CAUTION: This review is rather graphic as it pertains to a gore/horror movie and may be somewhat disturbing as is the film itself.

        This slasher horror remake takes the concept of  the 1980 original that focuses on Frank, a loner sociopath who brutally murders beautiful women, and increases the repellent-factor by virtue of a much higher gore budget and a decision to shoot almost every frame from the killer’s point of view.
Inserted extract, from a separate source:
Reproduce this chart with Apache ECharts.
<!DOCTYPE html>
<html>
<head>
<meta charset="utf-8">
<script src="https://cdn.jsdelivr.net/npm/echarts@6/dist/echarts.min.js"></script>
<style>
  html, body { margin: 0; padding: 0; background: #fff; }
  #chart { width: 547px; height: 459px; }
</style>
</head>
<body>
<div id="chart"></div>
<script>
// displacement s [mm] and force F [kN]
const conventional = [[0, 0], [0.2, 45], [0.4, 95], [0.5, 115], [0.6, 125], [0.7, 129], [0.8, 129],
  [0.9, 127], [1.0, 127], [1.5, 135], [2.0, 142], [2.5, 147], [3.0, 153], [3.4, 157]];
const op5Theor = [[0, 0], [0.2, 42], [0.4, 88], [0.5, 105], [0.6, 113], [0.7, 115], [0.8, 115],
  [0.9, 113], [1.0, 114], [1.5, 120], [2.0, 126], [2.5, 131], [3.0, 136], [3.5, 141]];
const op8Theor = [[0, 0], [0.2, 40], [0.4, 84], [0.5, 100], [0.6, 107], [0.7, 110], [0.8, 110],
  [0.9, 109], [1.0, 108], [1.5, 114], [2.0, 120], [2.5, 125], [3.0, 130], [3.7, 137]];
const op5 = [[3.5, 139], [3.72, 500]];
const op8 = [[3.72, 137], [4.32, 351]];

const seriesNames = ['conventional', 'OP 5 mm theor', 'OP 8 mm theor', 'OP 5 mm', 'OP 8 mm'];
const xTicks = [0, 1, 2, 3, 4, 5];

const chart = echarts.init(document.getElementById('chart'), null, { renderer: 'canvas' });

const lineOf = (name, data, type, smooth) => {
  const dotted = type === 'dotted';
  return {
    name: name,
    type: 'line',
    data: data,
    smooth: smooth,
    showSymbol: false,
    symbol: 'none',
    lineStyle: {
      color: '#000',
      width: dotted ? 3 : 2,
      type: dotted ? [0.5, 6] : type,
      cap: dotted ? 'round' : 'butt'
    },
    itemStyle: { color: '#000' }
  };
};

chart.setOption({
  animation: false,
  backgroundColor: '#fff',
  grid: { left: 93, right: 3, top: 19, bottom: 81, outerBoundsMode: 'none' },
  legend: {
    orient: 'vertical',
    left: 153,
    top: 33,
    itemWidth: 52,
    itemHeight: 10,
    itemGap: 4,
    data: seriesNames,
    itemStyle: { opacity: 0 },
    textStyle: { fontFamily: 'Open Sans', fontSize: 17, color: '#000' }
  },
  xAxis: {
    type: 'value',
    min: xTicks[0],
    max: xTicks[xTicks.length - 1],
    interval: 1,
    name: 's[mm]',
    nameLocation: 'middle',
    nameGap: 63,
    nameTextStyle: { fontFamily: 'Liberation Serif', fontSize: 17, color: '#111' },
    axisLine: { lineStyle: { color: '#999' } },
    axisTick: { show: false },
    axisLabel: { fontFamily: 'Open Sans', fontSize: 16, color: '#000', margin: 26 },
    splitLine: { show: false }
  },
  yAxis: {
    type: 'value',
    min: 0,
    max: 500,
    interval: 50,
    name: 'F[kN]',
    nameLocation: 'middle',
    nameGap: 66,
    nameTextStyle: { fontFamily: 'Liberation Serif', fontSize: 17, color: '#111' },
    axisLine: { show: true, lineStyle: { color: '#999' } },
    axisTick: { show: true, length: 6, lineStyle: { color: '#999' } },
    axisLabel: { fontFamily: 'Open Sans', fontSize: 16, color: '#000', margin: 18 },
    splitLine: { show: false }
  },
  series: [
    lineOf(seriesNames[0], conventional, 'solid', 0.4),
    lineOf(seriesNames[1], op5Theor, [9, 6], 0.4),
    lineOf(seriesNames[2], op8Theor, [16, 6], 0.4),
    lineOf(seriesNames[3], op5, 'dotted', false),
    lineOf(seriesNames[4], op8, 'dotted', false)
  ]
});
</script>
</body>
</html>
Simply put, the viewers will  see several young and beautiful  women being strangled, stabbed and drowned followed by  this killer’s particular favourite, scalping the women, all in intense, gory detail as seen through the eyes of the killer.
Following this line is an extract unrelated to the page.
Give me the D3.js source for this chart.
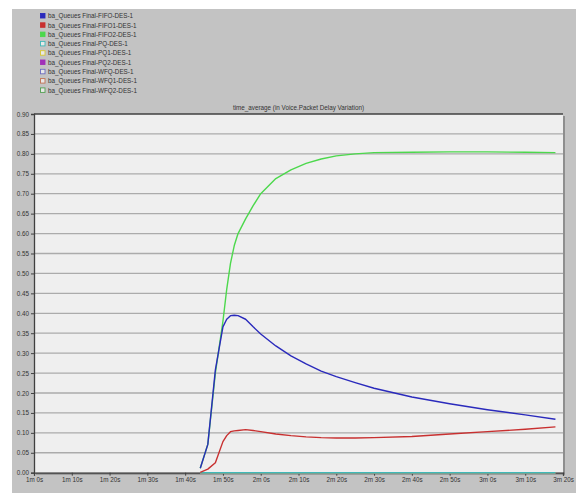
<!DOCTYPE html>
<html><head><meta charset="utf-8">
<script src="https://cdn.jsdelivr.net/npm/d3@7"></script>
<style>body{margin:0;background:#fff}svg{display:block}</style>
</head><body>
<svg id="c" width="576" height="493"></svg>
<script>
const seriesNames = ["ba_Queues Final-FIFO-DES-1","ba_Queues Final-FIFO1-DES-1","ba_Queues Final-FIFO2-DES-1","ba_Queues Final-PQ-DES-1","ba_Queues Final-PQ1-DES-1","ba_Queues Final-PQ2-DES-1","ba_Queues Final-WFQ-DES-1","ba_Queues Final-WFQ1-DES-1","ba_Queues Final-WFQ2-DES-1"];
const seriesColors = ["#2a2abc","#c83030","#4cd84c","#40b8b8","#d8c830","#a030b8","#6c6cc0","#c07050","#50a050"];
const legendFilled = [true,true,true,false,false,true,false,false,false];
const times = [104,106,108,110,111,112,113,114,116,118,120,124,128,132,136,140,145,150,160,170,180,190,198];
const fifo  = [0.011,0.071,0.258,0.366,0.385,0.394,0.395,0.394,0.385,0.366,0.348,0.318,0.293,0.273,0.255,0.241,0.226,0.212,0.190,0.173,0.158,0.145,0.134];
const fifo1 = [0.001,0.009,0.025,0.078,0.093,0.103,0.105,0.106,0.108,0.106,0.103,0.097,0.093,0.090,0.088,0.087,0.087,0.088,0.091,0.097,0.103,0.109,0.115];
const fifo2 = [0.011,0.071,0.250,0.380,0.460,0.525,0.570,0.600,0.637,0.670,0.700,0.738,0.760,0.776,0.787,0.795,0.800,0.803,0.804,0.805,0.805,0.804,0.803];
const zeros = [0,0,0,0,0,0,0,0,0,0,0,0,0,0,0,0,0,0,0,0,0,0,0];
const seriesValues = [fifo, fifo1, fifo2, zeros, zeros, zeros, zeros, zeros, zeros];
const xTicks = [60,70,80,90,100,110,120,130,140,150,160,170,180,190,200];
const xTickLabels = ["1m 0s","1m 10s","1m 20s","1m 30s","1m 40s","1m 50s","2m 0s","2m 10s","2m 20s","2m 30s","2m 40s","2m 50s","3m 0s","3m 10s","3m 20s"];
const yTicks = [0,0.05,0.1,0.15,0.2,0.25,0.3,0.35,0.4,0.45,0.5,0.55,0.6,0.65,0.7,0.75,0.8,0.85,0.9];
const title = "time_average (in Voice.Packet Delay Variation)";

const svg = d3.select("#c");
const font = "Liberation Sans, Arial, sans-serif";
svg.append("rect").attr("x",12).attr("y",9).attr("width",564).attr("height",484).attr("fill","#c3c3c3");

const L=34, R=563, T=114, B=472.7;
const x = d3.scaleLinear().domain([60,200]).range([L,R]);
const y = d3.scaleLinear().domain([0,0.9]).range([B,T]);

const leg = svg.append("g");
seriesNames.forEach((n,i)=>{
  const yy = 16 + i*9.3;
  leg.append("rect").attr("x",40.5).attr("y",yy-2.5).attr("width",4.5).attr("height",4.5)
    .attr("fill", legendFilled[i]? seriesColors[i] : "#e8e8e8")
    .attr("stroke", seriesColors[i]).attr("stroke-width",0.9);
  leg.append("text").attr("x",48).attr("y",yy+2.2).text(n)
    .attr("font-family",font).attr("font-size",6.3).attr("fill","#333");
});

svg.append("text").attr("x",(L+R)/2).attr("y",110).attr("text-anchor","middle")
  .attr("font-family",font).attr("font-size",6.3).attr("fill","#333").text(title);

svg.append("rect").attr("x",L+2).attr("y",T+2).attr("width",R-L).attr("height",B-T).attr("fill","#8e8e8e");
svg.append("rect").attr("x",L).attr("y",T).attr("width",R-L).attr("height",B-T).attr("fill","#efefef");

svg.append("g").selectAll("line").data(yTicks.slice(1,-1)).join("line")
  .attr("x1",L).attr("x2",R).attr("y1",d=>y(d)).attr("y2",d=>y(d))
  .attr("stroke","#ababab").attr("stroke-width",1.3);

svg.append("line").attr("x1",L).attr("x2",R).attr("y1",T).attr("y2",T).attr("stroke","#404040").attr("stroke-width",1.3);

const yAxis = d3.axisLeft(y).tickValues(yTicks).tickFormat(d3.format(".2f")).tickSize(3).tickPadding(2);
const gy = svg.append("g").attr("transform",`translate(${L},0)`).call(yAxis);
gy.select(".domain").attr("stroke","#404040").attr("stroke-width",1.3);
gy.selectAll(".tick line").attr("stroke","#404040");
gy.selectAll("text").attr("font-family",font).attr("font-size",6.3).attr("fill","#333");

const xAxis = d3.axisBottom(x).tickValues(xTicks).tickFormat((d,i)=>xTickLabels[i]).tickSize(3).tickPadding(2);
const gx = svg.append("g").attr("transform",`translate(0,${B})`).call(xAxis);
gx.select(".domain").attr("stroke","#404040").attr("stroke-width",1.3);
gx.selectAll(".tick line").attr("stroke","#404040");
gx.selectAll("text").attr("font-family",font).attr("font-size",6.3).attr("fill","#333");

const line = d3.line().x((d,i)=>x(times[i])).y(d=>y(d)).curve(d3.curveLinear);
const order = [8,7,6,5,4,3,1,2,0];
order.forEach(i=>{
  svg.append("path").datum(seriesValues[i]).attr("d",line)
    .attr("fill","none").attr("stroke",seriesColors[i]).attr("stroke-width",1.4)
    .attr("stroke-linejoin","round");
});
</script>
</body></html>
This remake has Elijah Wood stepping into the role of Frank, a lonely man who was repeatedly traumatized by his mother who was a prostitute who often brought her “Johns” home to their small apartment where she had all kinds of hardcore sex with the men as the young  Frank looked on.  Frank  stalks the streets of New York looking for women that he can kill and scalp. He owns a mannequin restoration shop where in the back apartment  he puts the scalps of the women on mannequins. Once he sets his eyes on the next target, nothing gets in his way. Very cunningly he establishes where the victims live and like a skilled craftsman carries out his hideous crimes, without remorse, second thoughts or hesitation. Through all the madness Frank manages to strike up a friendship with photographer Anna (Nora Arnezeder) who obviously doesn't know who he really is. What is going to happen to this strange friendship and Anna becomes a suspense element of the story.  
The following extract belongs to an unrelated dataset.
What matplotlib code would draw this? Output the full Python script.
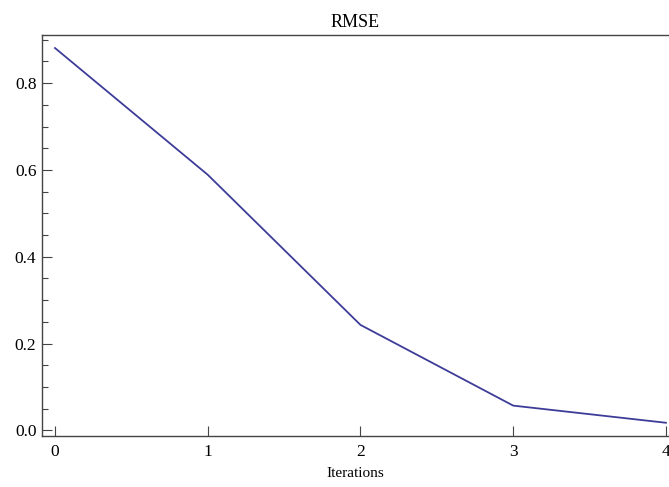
import matplotlib.pyplot as plt
from matplotlib.ticker import MultipleLocator

# data
iterations = [0, 1, 2, 3, 4]
rmse = [0.881, 0.589, 0.243, 0.057, 0.0175]

plt.rcParams['font.family'] = ['Liberation Serif', 'DejaVu Serif']

fig = plt.figure(figsize=(6.69, 4.87), dpi=100)
ax = fig.add_axes([42/669, 51/487, 627/669, 401/487])

ax.plot(iterations, rmse, color='#3d3d99', linewidth=1.3)

ax.set_xlim(-0.085, 4.02)
ax.set_ylim(-0.013, 0.911)
ax.xaxis.set_major_locator(MultipleLocator(1))
ax.yaxis.set_major_locator(MultipleLocator(0.2))
ax.yaxis.set_minor_locator(MultipleLocator(0.05))
ax.yaxis.set_major_formatter(plt.FuncFormatter(lambda v, p: f'{v:.1f}'))

ax.spines['right'].set_visible(False)
for s in ['left', 'bottom', 'top']:
    ax.spines[s].set_color('#444444')
    ax.spines[s].set_linewidth(1.0)

ax.tick_params(axis='both', which='major', direction='in', length=7, width=0.8,
               color='#444444', labelsize=12.5, pad=6)
ax.tick_params(axis='y', which='minor', direction='in', length=4, width=0.8, color='#444444')
ax.tick_params(axis='y', which='major', pad=4)

ax.set_title('RMSE', fontsize=13, pad=6)
ax.set_xlabel('Iterations', fontsize=11, labelpad=5)

fig.savefig('out.png', dpi=100)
Standing out in this nightmare of is Elijah Wood, who really does convince you that he is indeed a maniac. Whether it's the constant disillusioned images he forces on himself, scrubbing his hands with iron wool after a fresh kill, or sharing a bed with a mannequin surrounded by flies due to a victim’s scalp being stapled to its head. Glimpsed only occasionally, mostly in reflective surfaces, Wood has to convey the deranged maniac through  vocal means. He pants, he whispers, he stutters, he carries on Gollum-like conversations with the mannequins in his shop.  When he is on camera he is effective in portraying a twitchy, schizoid, killer.

 

The degree of gore and violence is on a disturbingly high level, so most people would not want to experience this film. The viewers are repeatedly exposed to brutal and bloody scalp removal of each of the beautiful young women who are killed.. Although the violence is spaced out somewhat when it's present it's brutal, haunting, disturbing, and bloody.

 

Obviously this film has a hard “R” rating due to the over the top gore and violence.

 

NOTE: This movie opened in 3 area theatres on Friday June 21 and was quickly out of all the theatres by the following Wednesday June 26.